§ Written task: Your output must be the lines below from the line containing "Reproduce this chart with matplotlib." to the line containing "(right_px - left_px)", both lines included, reproduced exactly and without pictures.

[START Material supplied]

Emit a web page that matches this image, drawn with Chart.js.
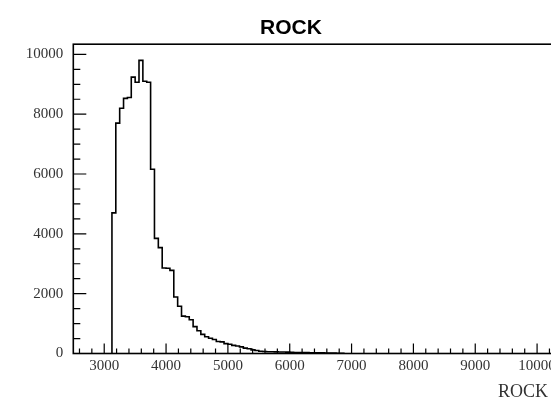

[END Material supplied]
[START Material supplied]

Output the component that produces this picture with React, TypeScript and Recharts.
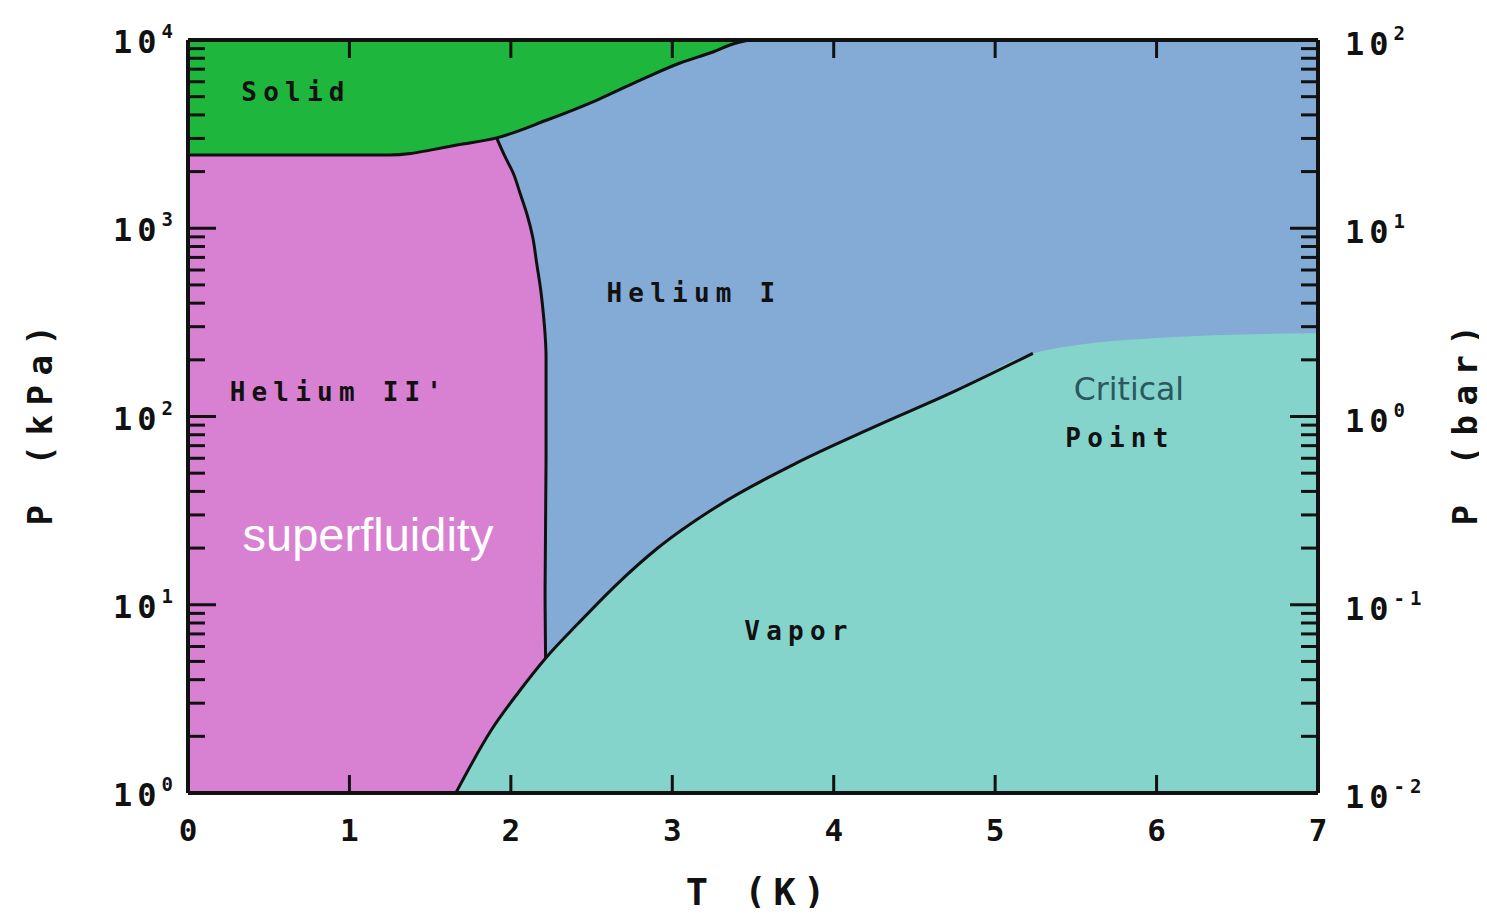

[END Material supplied]
[START Material supplied]

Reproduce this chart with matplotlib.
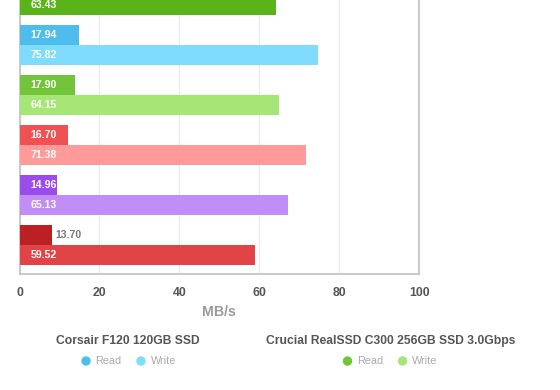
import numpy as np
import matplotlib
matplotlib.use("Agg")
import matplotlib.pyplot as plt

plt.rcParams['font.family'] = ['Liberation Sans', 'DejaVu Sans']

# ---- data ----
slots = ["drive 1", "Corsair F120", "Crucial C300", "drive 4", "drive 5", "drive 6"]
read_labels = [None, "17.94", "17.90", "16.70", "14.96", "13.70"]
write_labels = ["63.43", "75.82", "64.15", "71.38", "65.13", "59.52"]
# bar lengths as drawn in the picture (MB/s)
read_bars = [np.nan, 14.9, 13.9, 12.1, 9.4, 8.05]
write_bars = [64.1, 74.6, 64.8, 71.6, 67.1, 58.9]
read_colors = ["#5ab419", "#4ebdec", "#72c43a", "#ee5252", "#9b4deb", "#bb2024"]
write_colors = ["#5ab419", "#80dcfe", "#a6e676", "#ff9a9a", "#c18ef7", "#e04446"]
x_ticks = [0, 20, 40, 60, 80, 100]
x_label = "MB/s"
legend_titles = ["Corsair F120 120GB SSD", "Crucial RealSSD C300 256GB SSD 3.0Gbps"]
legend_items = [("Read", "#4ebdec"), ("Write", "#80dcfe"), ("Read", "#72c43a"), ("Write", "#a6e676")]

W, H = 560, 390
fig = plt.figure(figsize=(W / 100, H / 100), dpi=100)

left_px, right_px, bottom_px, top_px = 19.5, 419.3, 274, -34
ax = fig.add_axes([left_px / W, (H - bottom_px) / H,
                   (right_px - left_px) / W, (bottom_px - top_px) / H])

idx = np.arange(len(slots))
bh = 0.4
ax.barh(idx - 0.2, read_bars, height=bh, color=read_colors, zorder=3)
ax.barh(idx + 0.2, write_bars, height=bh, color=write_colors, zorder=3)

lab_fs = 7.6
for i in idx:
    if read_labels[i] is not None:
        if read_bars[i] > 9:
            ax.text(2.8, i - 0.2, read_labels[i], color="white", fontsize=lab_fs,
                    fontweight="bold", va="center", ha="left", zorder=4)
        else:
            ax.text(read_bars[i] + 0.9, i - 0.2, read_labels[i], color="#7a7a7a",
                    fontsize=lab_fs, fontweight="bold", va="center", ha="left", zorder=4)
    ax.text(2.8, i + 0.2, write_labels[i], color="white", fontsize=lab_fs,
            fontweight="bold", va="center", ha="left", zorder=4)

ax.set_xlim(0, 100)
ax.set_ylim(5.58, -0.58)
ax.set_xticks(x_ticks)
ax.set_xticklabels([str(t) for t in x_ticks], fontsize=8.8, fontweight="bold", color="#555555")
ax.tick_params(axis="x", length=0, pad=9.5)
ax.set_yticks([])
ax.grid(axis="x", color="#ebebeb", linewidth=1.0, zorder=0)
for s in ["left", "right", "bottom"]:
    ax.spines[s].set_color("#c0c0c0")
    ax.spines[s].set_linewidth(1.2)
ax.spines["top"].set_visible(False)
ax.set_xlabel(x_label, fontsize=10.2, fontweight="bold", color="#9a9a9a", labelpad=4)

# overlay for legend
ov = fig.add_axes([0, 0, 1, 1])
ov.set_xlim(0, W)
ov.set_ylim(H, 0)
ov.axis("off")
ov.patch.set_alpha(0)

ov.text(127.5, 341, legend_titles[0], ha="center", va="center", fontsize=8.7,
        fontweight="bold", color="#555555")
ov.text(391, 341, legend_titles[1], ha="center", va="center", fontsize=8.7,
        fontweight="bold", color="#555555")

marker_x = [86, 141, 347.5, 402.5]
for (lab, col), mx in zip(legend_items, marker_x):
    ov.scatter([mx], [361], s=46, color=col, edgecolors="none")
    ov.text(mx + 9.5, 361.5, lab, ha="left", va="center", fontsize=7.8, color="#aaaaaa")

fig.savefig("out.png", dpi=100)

[END Material supplied]

§ Answer to the task:
Reproduce this chart with matplotlib.
import numpy as np
import matplotlib
matplotlib.use("Agg")
import matplotlib.pyplot as plt

plt.rcParams['font.family'] = ['Liberation Sans', 'DejaVu Sans']

# ---- data ----
slots = ["drive 1", "Corsair F120", "Crucial C300", "drive 4", "drive 5", "drive 6"]
read_labels = [None, "17.94", "17.90", "16.70", "14.96", "13.70"]
write_labels = ["63.43", "75.82", "64.15", "71.38", "65.13", "59.52"]
# bar lengths as drawn in the picture (MB/s)
read_bars = [np.nan, 14.9, 13.9, 12.1, 9.4, 8.05]
write_bars = [64.1, 74.6, 64.8, 71.6, 67.1, 58.9]
read_colors = ["#5ab419", "#4ebdec", "#72c43a", "#ee5252", "#9b4deb", "#bb2024"]
write_colors = ["#5ab419", "#80dcfe", "#a6e676", "#ff9a9a", "#c18ef7", "#e04446"]
x_ticks = [0, 20, 40, 60, 80, 100]
x_label = "MB/s"
legend_titles = ["Corsair F120 120GB SSD", "Crucial RealSSD C300 256GB SSD 3.0Gbps"]
legend_items = [("Read", "#4ebdec"), ("Write", "#80dcfe"), ("Read", "#72c43a"), ("Write", "#a6e676")]

W, H = 560, 390
fig = plt.figure(figsize=(W / 100, H / 100), dpi=100)

left_px, right_px, bottom_px, top_px = 19.5, 419.3, 274, -34
ax = fig.add_axes([left_px / W, (H - bottom_px) / H,
                   (right_px - left_px) / W, (bottom_px - top_px) / H])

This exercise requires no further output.